Minyak goreng jadi salah satu barang langka di tengah masyarakat saat ini. Padahal harga minyak goreng sudah dipatok menjadi sangat murah yaitu di angka Rp 14.000 per liter.
Sederet laporan menyebutkan minyak goreng mulai sulit ditemui, bahkan di banyak toko-toko ritel rak minyak goreng kosong. Apa sebenarnya yang terjadi?
Ketua Umum Asosiasi Pengusaha Ritel Indonesia (Aprindo) Roy Mandey buka-bukaan soal biang keroknya. Masalah utama kelangkaan minyak goreng adalah pasokan barang yang makin sedikit diterima oleh toko-toko ritel.

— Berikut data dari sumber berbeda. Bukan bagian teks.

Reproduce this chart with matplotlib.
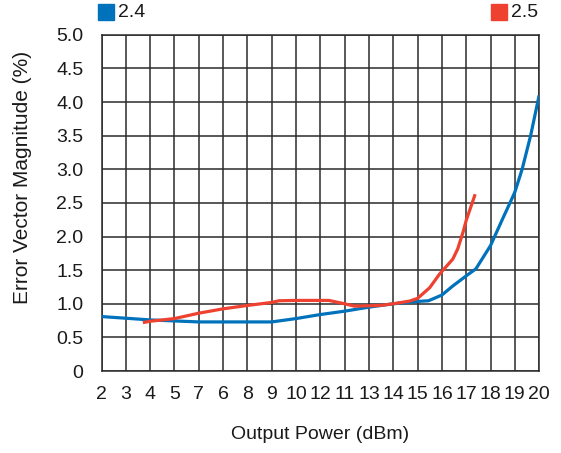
import matplotlib.pyplot as plt
from matplotlib.patches import Rectangle

# positions on the x axis and the labels printed under them (as in the original)
x_pos = list(range(2, 21))
x_labels = ["2", "3", "4", "5", "7", "6", "8", "9", "10", "12", "11",
            "13", "14", "15", "16", "17", "18", "19", "20"]
y_ticks = [0, 0.5, 1.0, 1.5, 2.0, 2.5, 3.0, 3.5, 4.0, 4.5, 5.0]
y_labels = ["0", "0.5", "1.0", "1.5", "2.0", "2.5", "3.0", "3.5", "4.0", "4.5", "5.0"]

# series "2.4"
blue_x = [2, 3, 4, 5, 6, 7, 8, 9, 10, 11, 12, 13, 14, 15, 15.45, 16, 16.45,
          17, 17.4, 18, 18.5, 18.8, 19, 19.3, 19.65, 20]
blue_y = [0.81, 0.785, 0.76, 0.745, 0.73, 0.73, 0.73, 0.73, 0.78, 0.84, 0.89,
          0.95, 1.0, 1.035, 1.045, 1.13, 1.265, 1.415, 1.52, 1.865, 2.265,
          2.5, 2.66, 3.0, 3.5, 4.1]

# series "2.5"
red_x = [3.7, 4, 5, 6, 7, 8, 9, 9.3, 10, 11, 11.35, 12, 12.4, 13, 13.45, 14,
         14.67, 15, 15.5, 15.9, 16.45, 16.65, 16.87, 17, 17.37]
red_y = [0.72, 0.74, 0.78, 0.86, 0.925, 0.975, 1.02, 1.045, 1.05, 1.05, 1.05,
         1.0, 0.965, 0.97, 0.975, 1.0, 1.04, 1.08, 1.24, 1.44, 1.665, 1.815,
         2.065, 2.24, 2.63]

BLUE = "#0072BC"
RED = "#EF4130"
GRID = "#2b2b2b"
TEXT = "#1a1a1a"

plt.rcParams["font.family"] = ["Liberation Sans", "DejaVu Sans"]

fig = plt.figure(figsize=(5.61, 4.53), dpi=100)
ax = fig.add_axes([0.181, 0.181, 0.780, 0.742])

ax.plot(blue_x, blue_y, color=BLUE, lw=2.3, solid_capstyle="butt", zorder=3)
ax.plot(red_x, red_y, color=RED, lw=2.3, solid_capstyle="butt", zorder=4)

ax.set_xlim(2, 20)
ax.set_ylim(0, 5)
ax.set_xticks(x_pos)
ax.set_xticklabels(x_labels)
ax.set_yticks(y_ticks)
ax.set_yticklabels(y_labels)
ax.grid(True, color=GRID, lw=1.1)
ax.tick_params(axis="x", length=0, labelsize=14, colors=TEXT, pad=11)
ax.tick_params(axis="y", length=0, labelsize=14, colors=TEXT, pad=13)
for s in ax.spines.values():
    s.set_color(GRID)
    s.set_linewidth(1.1)

ax.set_xlabel("Output Power (dBm)", fontsize=14, color=TEXT, labelpad=16)
ax.set_ylabel("Error Vector Magnitude (%)", fontsize=15, color=TEXT)
ax.yaxis.set_label_coords(-0.158, 0.575)

# legend squares at the top
fig.add_artist(Rectangle((98 / 561, 1 - 19.5 / 453), 16 / 561, 15 / 453,
                         transform=fig.transFigure, color=BLUE))
fig.text(118 / 561, 1 - 12.5 / 453, "2.4", fontsize=14, va="center", color=TEXT)
fig.add_artist(Rectangle((491 / 561, 1 - 19.5 / 453), 16 / 561, 15 / 453,
                         transform=fig.transFigure, color=RED))
fig.text(511 / 561, 1 - 12.5 / 453, "2.5", fontsize=14, va="center", color=TEXT)

fig.savefig("out.png", dpi=100)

“Ritel ini kami kan nggak produksi minyak goreng, kami salurkan saja, yang produksi produsen, yang pasarin distributor. Mungkin produsen ada masalah sama bahan baku, itu yang menyebabkan pasokan ke distributor kurang, akhirnya kita ikut kurang,” papar Roy Minggu (30/1/2022). Dikutip dari detik.com
Roy mengatakan salah satu yang membuat produsen tidak bisa memproduksi adalah kurangnya bahan baku CPO dari kelapa sawit untuk membuat minyak goreng.
“Pasokan ini tidak lancar, kan ini produsennya juga kan tergantung oleh CPO. Bertalian semua dia, ketika CPO mungkin nggak tersalur, maka nggak bisa produksi akhirnya nggak bisa kirim ke distributor, terjadilah kelangkaan ini,” ungkap Roy.

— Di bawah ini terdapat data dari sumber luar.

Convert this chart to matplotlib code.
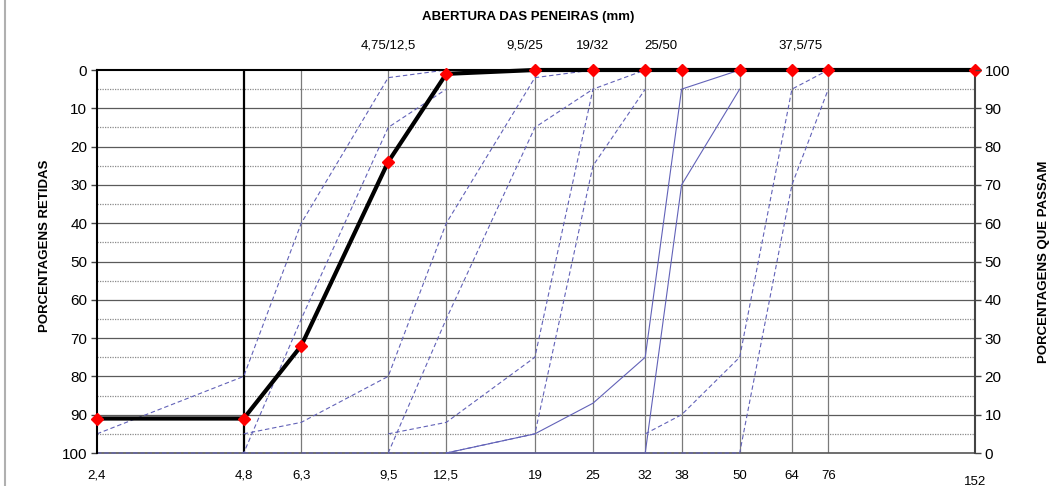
import matplotlib
matplotlib.use("Agg")
import matplotlib.pyplot as plt
from matplotlib.lines import Line2D
from matplotlib.transforms import ScaledTranslation

plt.rcParams['font.family'] = ['Liberation Sans', 'DejaVu Sans']

# ---------------- data ----------------
sieves = [2.4, 4.8, 6.3, 9.5, 12.5, 19, 25, 32, 38, 50, 64, 76, 152]
sieve_labels = ['2,4', '4,8', '6,3', '9,5', '12,5', '19', '25', '32', '38', '50', '64', '76', '152']
sample_retained = [91, 91, 72, 24, 1, 0, 0, 0, 0, 0, 0, 0, 0]

z1_min_x = [2.4, 4.8, 6.3, 9.5, 12.5]
z1_min_y = [95, 80, 40, 2, 0]
z1_max_x = [2.4, 4.8, 6.3, 9.5, 12.5]
z1_max_y = [100, 100, 65, 15, 5]

z2_min_x = [4.8, 6.3, 9.5, 12.5, 19, 25]
z2_min_y = [95, 92, 80, 40, 2, 0]
z2_max_x = [4.8, 6.3, 9.5, 12.5, 19, 25]
z2_max_y = [100, 100, 100, 65, 15, 5]

z3_min_x = [9.5, 12.5, 19, 25, 32]
z3_min_y = [95, 92, 75, 5, 0]
z3_max_x = [9.5, 12.5, 19, 25, 32]
z3_max_y = [100, 100, 95, 25, 5]

z4_min_x = [12.5, 19, 25, 32, 38, 50]
z4_min_y = [100, 95, 87, 75, 5, 0]
z4_max_x = [12.5, 19, 25, 32, 38, 50]
z4_max_y = [100, 100, 100, 100, 30, 5]

z5_min_x = [32, 38, 50, 64, 76]
z5_min_y = [95, 90, 75, 5, 0]
z5_max_x = [32, 38, 50, 64, 76]
z5_max_y = [100, 100, 100, 30, 5]

zone_labels = ['4,75/12,5', '9,5/25', '19/32', '25/50', '37,5/75']
zone_label_x = [9.5, 18.1, 25, 34.5, 66.6]

y_ticks = list(range(0, 101, 10))

# ---------------- figure ----------------
fig = plt.figure(figsize=(10.59, 4.86), dpi=100)
ax = fig.add_axes([97 / 1059, 1 - 453 / 486, (975 - 97) / 1059, (453 - 70) / 486])
ax.set_xscale('log')
ax.set_xlim(2.4, 152)
ax.set_ylim(100, 0)

# grid
for y in range(5, 100, 5):
    if y % 10 == 0:
        ax.axhline(y, color='#5a5a5a', lw=0.9, zorder=1)
    else:
        ax.axhline(y, color='#8a8a8a', lw=0.9, ls=(0, (1, 1)), zorder=1)
for x in sieves[1:-1]:
    if x == 4.8:
        ax.axvline(x, color='black', lw=1.6, zorder=1.5)
    else:
        ax.axvline(x, color='#7a7a7a', lw=0.9, zorder=1)

env_color = '#6262b8'
dash = (0, (4, 2.5))
for xs, ys, ls in [
    (z1_min_x, z1_min_y, dash), (z1_max_x, z1_max_y, dash),
    (z2_min_x, z2_min_y, dash), (z2_max_x, z2_max_y, dash),
    (z3_min_x, z3_min_y, dash), (z3_max_x, z3_max_y, dash),
    (z4_min_x, z4_min_y, '-'), (z4_max_x, z4_max_y, '-'),
    (z5_min_x, z5_min_y, dash), (z5_max_x, z5_max_y, dash),
]:
    ax.plot(xs, ys, color=env_color, lw=0.8, ls=ls, zorder=2.5, clip_on=False)

ax.plot(sieves, sample_retained, color='black', lw=3, zorder=4,
        marker='D', markersize=6, markerfacecolor='#ff0000',
        markeredgecolor='#ff0000', clip_on=False)

# axes styling
for side in ['left', 'top']:
    ax.spines[side].set_color('black')
    ax.spines[side].set_linewidth(1.5)
ax.spines['bottom'].set_color('#555555')
ax.spines['bottom'].set_linewidth(1.2)
ax.spines['bottom'].set_zorder(2)
ax.spines['right'].set_color('#444444')
ax.spines['right'].set_linewidth(1.5)

ax.set_xticks(sieves)
ax.set_xticklabels(sieve_labels)
ax.xaxis.set_minor_locator(matplotlib.ticker.NullLocator())
ax.tick_params(axis='x', length=0, pad=12, labelsize=9.5)
for lab in ax.get_xticklabels():
    if lab.get_text() == '152':
        lab.set_transform(lab.get_transform() + ScaledTranslation(0, -6 / 100, fig.dpi_scale_trans))

ax.set_yticks(y_ticks)
ax.tick_params(axis='y', length=4, width=1, labelsize=11, pad=3, color='#444444')
ax.set_ylabel('PORCENTAGENS RETIDAS', fontsize=9.5, fontweight='bold', labelpad=6)
ax.yaxis.set_label_coords(-0.052, 0.54)

ax2 = ax.twinx()
ax2.set_ylim(0, 100)
ax2.set_yticks(y_ticks)
ax2.tick_params(axis='y', length=4, width=1, labelsize=11, pad=3, color='#444444')
for s in ax2.spines.values():
    s.set_visible(False)
ax2.set_ylabel('PORCENTAGENS QUE PASSAM', fontsize=9.5, fontweight='bold', labelpad=20)

trans = ax.get_xaxis_transform()
for lbl, xv in zip(zone_labels, zone_label_x):
    ax.text(xv, 1.063, lbl, transform=trans, ha='center', va='center', fontsize=9.5)

fig.text(528 / 1059, 1 - 17 / 486, 'ABERTURA DAS PENEIRAS (mm)', ha='center', va='center',
         fontsize=9.5, fontweight='bold')

fig.add_artist(Line2D([5 / 1059, 5 / 1059], [0, 1], transform=fig.transFigure,
                      color='#b0b0b0', lw=1.5))

fig.savefig('out.png', dpi=100)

Soal pasokan yang seret juga diakui Sekjen Aprindo Solihin, sebagai gambaran betapa sedikitnya pasokan minyak goreng. Dia mengatakan pihaknya saja sempat memesan 1.000 kemasan minyak goreng, namun yang datang jauh dari harapan. Dari distributor cuma memberikan 60 kemasan saja.
“Nah sekarang kita order ke distributor. Kita order 1.000 yang dikirim nggak segitu, alhamdulillah yang kita dapat cuma 60. Alhamdulillah aja masih dikirim itu juga,” kata Solihin
“Maka akhirnya yang terjadi saat ini lah, kosong begitu,” tegasnya.
Dia pun menceritakan, sejatinya sejak awal kebijakan minyak goreng Rp 14 ribu per liter diumumkan, pihaknya memperhitungkan stok yang ada bisa dijual hingga dua pekan. Namun nyatanya tak begitu, panic buying terjadi di tengah masyarakat.
“Stok itu seharusnya yang ada di toko itu cukup dua minggu terjadi panik luar biasa. Orang beli istrinya antre, suami, anak, pembantunya ikut antre,” jelas Solihin.
Dia menjelaskan stok yang dijual saat pertama kali kebijakan minyak goreng Rp 14 ribu per liter adalah stok lama dengan harga tinggi. Pihaknya, menjual dengan harga Rp 14 ribu per liter kemudian meminta kompensasi atas selisih harga itu. Stok tersebut lah yang awalnya diprediksi bisa dijual sampai dua pekan.
“Jadi kan di toko ada istilah buffer stock, kalau pembelian normal itu stok cukup 2 minggu. Seharusnya. Kan kenyataannya ini beda pembeliannya,” ungkap Solihin.